To model the TI’s message of reflection, I will use the example I outlined during our session, Rolfe’s framework for reflective practice (Rolfe, Freshwater, & Jasper, 2001):
Level 1: “What?”
- What happened? We had a lot of material to cover! We followed-up on the Academic Blogging Roundtable, voiced a call-out for TA Orientation (Fall 2016) volunteers, contextualized the TI as our workplace, outlined strategies for working with educational development and SoTL research, experimented with Bernice’s project management task sheet on Excel, and considered the gains of cultivating a reflective practice in your role(s).
- As a facilitator, what was I trying to achieve? What did I expect? I went into the session knowing that many of the terms I was going to use are regularly reflected on and problematized by educational development and SoTL practitioners (especially by those who coined the terms/concepts!) At the beginning of our session, I communicated this with the RAs with the intention of putting our subject (the TI as a workplace) to the center or our attention and discussion. This approach was modeled off of Parker Palmer’s “The Community of Truth” (Palmer, 1998: 102), as kindly recommended to me by one of our RAs doing a PhD in Education.

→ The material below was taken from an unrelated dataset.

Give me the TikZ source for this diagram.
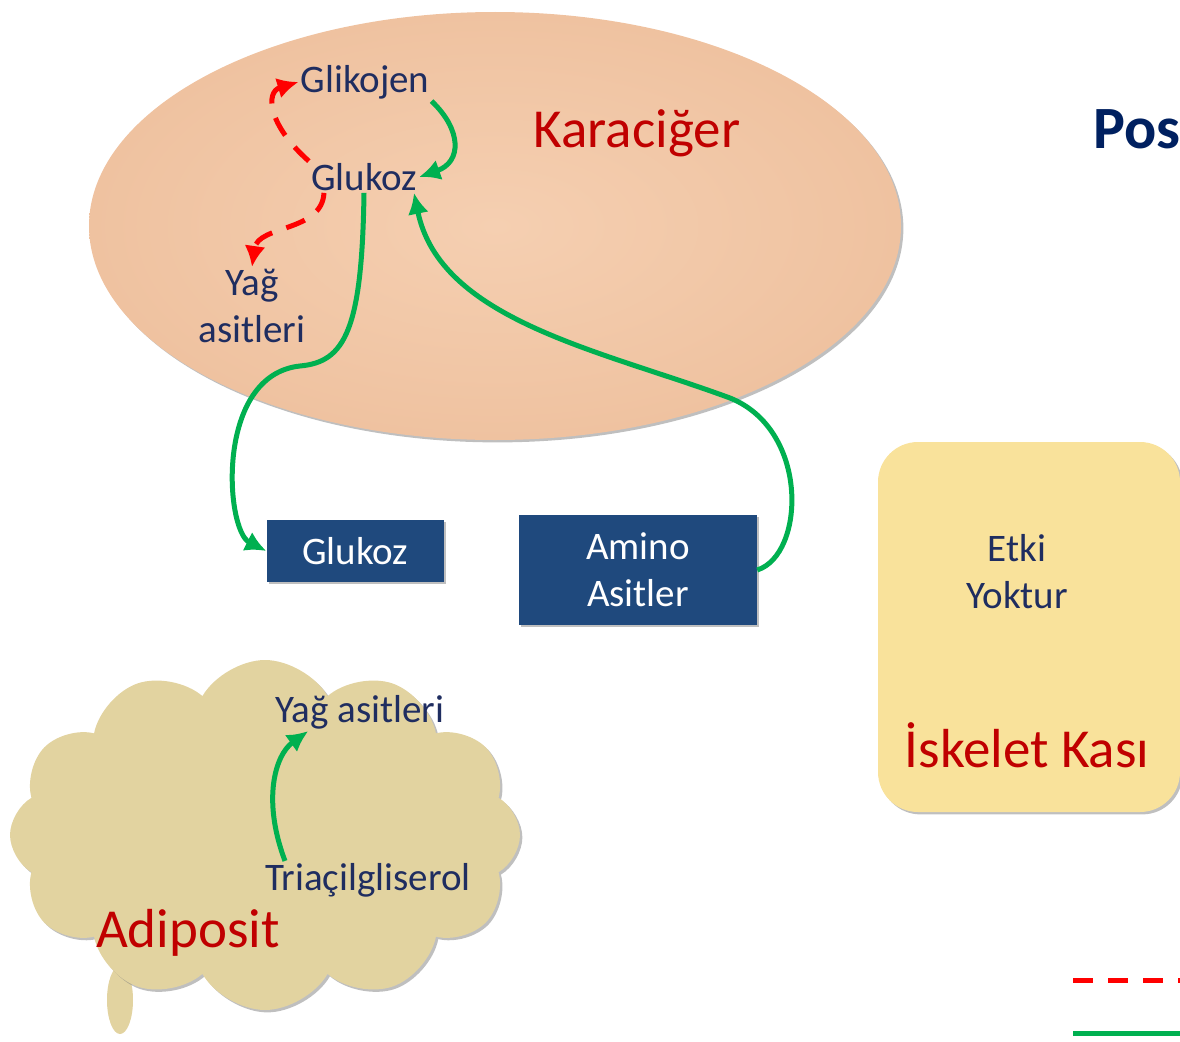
\documentclass[tikz,border=0pt]{standalone}
\usepackage{fontspec}
\setmainfont{Carlito}
\usetikzlibrary{shapes.geometric,shapes.symbols,shadows,arrows.meta}
\definecolor{lacivert}{RGB}{31,45,96}
\definecolor{koyukirmizi}{RGB}{192,0,0}
\definecolor{kum}{RGB}{226,211,160}
\definecolor{sari}{RGB}{249,226,155}
\definecolor{mavikutu}{RGB}{31,73,125}
\definecolor{yesil}{RGB}{0,176,80}
\definecolor{baslikmavi}{RGB}{0,32,96}
\begin{document}
\begin{tikzpicture}[x=1pt,y=-1pt,>={Latex[length=21pt,width=21pt]},
  etiket/.style={text=lacivert,font=\fontsize{39}{47}\selectfont,inner sep=2pt,align=center},
  baslik/.style={text=koyukirmizi,font=\fontsize{55}{60}\selectfont,inner sep=2pt},
  kutu/.style={fill=mavikutu,text=white,font=\fontsize{39}{47}\selectfont,align=center,drop shadow},
  yesilok/.style={->,yesil,line width=5pt},
  kirmiziok/.style={->,red,line width=5pt,dash pattern=on 20pt off 15pt}]
\useasboundingbox (0,0) rectangle (1180,1041);
\clip (0,0) rectangle (1180,1041);

% karaciger
\node[ellipse,minimum width=812,minimum height=428,drop shadow,
  shading=radial,inner color={rgb,255:red,245;green,207;blue,177},
  outer color={rgb,255:red,239;green,194;blue,160}] (kc) at (495,226) {};
\node[etiket] (glk) at (365,82) {Glikojen};
\node[etiket] (glu) at (364,177) {Glukoz};
\node[etiket] (yag) at (252,306) {Yağ\\asitleri};
\node[baslik] (kcad) at (637,133) {Karaciğer};

% kutular
\node[kutu,minimum width=177,minimum height=62] (gbox) at (355,551) {Glukoz};
\node[kutu,minimum width=238,minimum height=110] (abox) at (638,570) {Amino\\Asitler};

% iskelet kasi
\node[rounded corners=40,minimum width=302,minimum height=370,fill=sari,drop shadow] (kas) at (1029,627) {};
\node[etiket] (etki) at (1017,572) {Etki\\Yoktur};
\node[baslik] (kasad) at (1027,745) {İskelet Kası};

% adiposit
\fill[kum] (120,1000) ellipse [x radius=13, y radius=34];
\node[cloud,cloud puffs=12,cloud puff arc=120,aspect=1.5,minimum width=510,minimum height=350,
  fill=kum,drop shadow] (bulut) at (265,835) {};
\node[etiket] (yagc) at (360,712) {Yağ asitleri};
\node[etiket] (tri) at (368,880) {Triaçilgliserol};
\node[baslik] (adp) at (188,933) {Adiposit};

\node[anchor=base west,text=baslikmavi,font=\bfseries\fontsize{60}{66}\selectfont,inner sep=0] (pos) at (1093,148) {Pos};

% oklar
\draw[kirmiziok] (glu.north west) .. controls (268,125) and (265,92) .. (glk.west);
\draw[kirmiziok] ([xshift=-40]glu.south) .. controls (322,232) and (258,225) .. (yag.north);
\draw[yesilok] (glk.south east) .. controls (462,130) and (462,162) .. (glu.east);
\draw[yesilok] (glu.south) .. controls (362,330) and (345,362) .. (300,366)
  .. controls (215,375) and (225,530) .. (gbox.west);
\draw[yesilok] (abox.east) .. controls (805,555) and (810,430) .. (730,398)
  .. controls (600,350) and (440,320) .. ([xshift=50]glu.south);
\draw[yesilok] ([xshift=22]tri.north west) .. controls (262,800) and (275,755) .. ([xshift=35]yagc.south west);

% lejant
\draw[red,line width=5pt,dash pattern=on 20pt off 15pt] (1073,980) -- (1180,980);
\draw[yesil,line width=5pt] (1073,1033) -- (1180,1033);
\end{tikzpicture}
\end{document}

To provide us some additional structure, each section had five elements: 1) “Who does [SoTL]?”; 2) “How do they do [SoTL] and what questions do they ask of themselves and their work?”; 3) “What kinds of resources and expertise does the TI offer?”; 4) “What are important external resources?”; 5) a discussion question.
- What was our response? We had a very detailed discussion! As our subject became more nuanced and complex, so did the RAs contributions.
Level 2: “So what?”
- Why does it matter? I hope this session made the structure, organization, and operations of the TI more discernible for the RAs. All the concentration and thought RAs put into the session represent their deep commitment to their work and learning. As we learn more about what we do in our work role(s), we are also learning about how we work and why certain topics/questions/activities are so important to us. I hope that as we continue to discover more about teaching and learning in higher education in our work at the TI, such pieces will continue to take shape in our aspirations for ourselves and higher education more broadly.
Level 3: “Now What?”
- What am I going to do from now on? If I could do this session again, I would: 1) conduct it earlier in the Program curriculum than L&L #3; 2) reuse Palmer’s approach; 3) focus the content on educational development/SoTL work and practicing reflection, and assign a different L&L to project management/research tools; 4) invite TI staff/faculty member to be a guest speaker on one of the topics.
Educational Development Unit. (2015). Taylor Institute for Teaching and Learning, Educational Development Unit: Strategic Plan, 2015-2018. Calgary, AB.
Palmer, P. (1998). The courage to teach: Exploring the inner landscape of a teacher’s life. San Fransisco: Jossey-Bass Publishers.
Rolfe, G., Freshwater, D., & Jasper, M. (2001). Critical reflection for nursing and the helping professions: A user’s guide. New York: Palgrave MacMillian.